The first-time investor, as defined then , would need to open a demat account and should also not have dabbled in derivatives. In its first avatar, the scheme said you could invest in “stocks listed under the BSE 100 or CNX 100, or those of public sector undertakings which were Navratnas, Maharatnas and Miniratnas” or their follow-on offers. Since losers like MTNL were also labelled as Navratnas, the list did not automatically guide first-timers to profitable companies. How a newbie investor was supposed to find the right stock so that he did not make a mistake nobody knew. If he burned his fingers, RGESS would have turned him off stocks for good.

But the scheme had enough other turnoffs.
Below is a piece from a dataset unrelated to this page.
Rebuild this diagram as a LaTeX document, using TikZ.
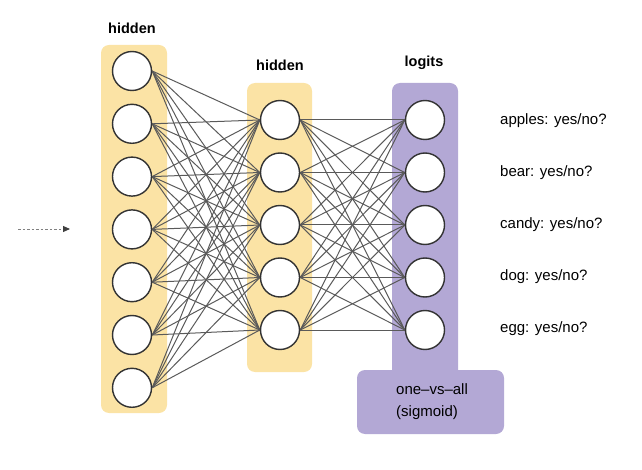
\documentclass[tikz,border=0pt]{standalone}
\usepackage{fontspec}
\setmainfont{Liberation Sans}
\usetikzlibrary{arrows.meta}
\definecolor{layyellow}{HTML}{FBE3A5}
\definecolor{laypurple}{HTML}{B3A8D5}
\definecolor{edgegray}{HTML}{5A5A5A}
\definecolor{ringgray}{HTML}{333333}
\begin{document}
\begin{tikzpicture}[x=1pt,y=-1pt,
  neuron/.style={circle,draw=ringgray,fill=white,line width=1.4pt,minimum size=39pt,inner sep=0pt},
  edge/.style={draw=edgegray,line width=1pt},
  headlabel/.style={font=\fontsize{14.5}{17}\selectfont\bfseries,text=black},
  outlabel/.style={font=\fontsize{15}{18}\selectfont,anchor=west,text=black,inner sep=0pt},
  layerbox/.style={rounded corners=8pt}]
\useasboundingbox (0,0) rectangle (642,470);
% layer backgrounds
\fill[layyellow,layerbox] (101,45) rectangle (167,413);
\fill[layyellow,layerbox] (247,83) rectangle (312,372);
\fill[laypurple,layerbox] (392,83) rectangle (458,385);
\fill[laypurple,layerbox] (357,370) rectangle (504,434);
% neuron positions
\foreach \i in {1,...,7} {
  \coordinate (pa\i) at (132,{71+52.8*(\i-1)});
}
\foreach \i in {1,...,5} {
  \coordinate (pb\i) at (280,{120+52.5*(\i-1)});
  \coordinate (pc\i) at (425,{120+52.5*(\i-1)});
}
% invisible neuron nodes for anchors
\foreach \i in {1,...,7} {
  \node[neuron,draw=none,fill=none] (a\i) at (pa\i) {};
}
\foreach \i in {1,...,5} {
  \node[neuron,draw=none,fill=none] (b\i) at (pb\i) {};
  \node[neuron,draw=none,fill=none] (c\i) at (pc\i) {};
}
% edges
\foreach \i in {1,...,7} {
  \foreach \j in {1,...,5} {
    \draw[edge] (a\i.east) -- (b\j.west);
  }
}
\foreach \i in {1,...,5} {
  \foreach \j in {1,...,5} {
    \draw[edge] (b\i.east) -- (c\j.west);
  }
}
% neurons on top
\foreach \i in {1,...,7} {
  \node[neuron] (na\i) at (pa\i) {};
}
\foreach \i in {1,...,5} {
  \node[neuron] (nb\i) at (pb\i) {};
  \node[neuron] (nc\i) at (pc\i) {};
}
% headings
\node[headlabel] (h1) at (132,28) {hidden};
\node[headlabel] (h2) at (280,65) {hidden};
\node[headlabel] (h3) at (424,63) {logits};
% output labels
\node[outlabel] (o1) at (500,121) {apples: yes/no?};
\node[outlabel] (o2) at (500,173) {bear: yes/no?};
\node[outlabel] (o3) at (500,225) {candy: yes/no?};
\node[outlabel] (o4) at (500,277) {dog: yes/no?};
\node[outlabel] (o5) at (500,329) {egg: yes/no?};
% sigmoid label
\node[font=\fontsize{15}{22}\selectfont,align=left,anchor=north west,inner sep=0pt] (sig) at (396,383) {one--vs--all\\(sigmoid)};
% input arrow
\coordinate (inS) at (18,229);
\coordinate (inE) at (70,229);
\draw[gray,line width=0.9pt,dash pattern=on 2.5pt off 2pt,-{Triangle[length=7pt,width=6pt,color=darkgray]}] (inS) -- (inE);
\end{tikzpicture}
\end{document}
The biggest deterrent was the three-year lock-in for the scheme that was really a more complicated one-year lock-in. You could sell your share/shares after one year, but you had to reinvest the initial amount (for which you claimed a tax deduction) back by buying from the same select list of shares.

But there were further complications. If, say, you bought shares worth Rs 50,000 and next year you sold it for Rs 25,000 (a loss of Rs 25,000) you have to invest only Rs 25,000. That is, even after a loss, you are invited to put more money in stocks with what you have managed to salvage by cashing out. If you made a profit (say, if you sold it for Rs 60,000), you have to invest only Rs 50,000. You can’t put the whole amount in your bank FD, only Rs 10,000. Worse, you had to maintain the initial value of the investment (Rs 50,000 in our example) for at least 270 days in years two and three.

Another complication was that you could invest Rs 50,000 in several smaller doses – but at the cost of maintaining complex calculations on lock-in that varied for each bit of investment separately.

In 2013, the scheme was “liberalised” by Chidambaram, but as the numbers show, the investing public was not amused.

The real foolishness is this: when there is already a fairly uncomplicated Equity Linked Savings Schemes (ELSS) that offered 100 percent tax deductions upto Rs 1,00,000 (of course, along with other investments in PF, insurance policies, etc), what was the point in offering another scheme with 50 percent deduction for first-timers? And remember, ELSS can be used every year, unlike RGESS. Wouldn’t it have made more sense to popularize ELSS for first-time users?

RGESS was UPA’s answer to something the investor never asked for. The only thing to do is to give the scheme a quiet burial. Arun Jaitley almost did that by not even mentioning the scheme and its fate in his last budget.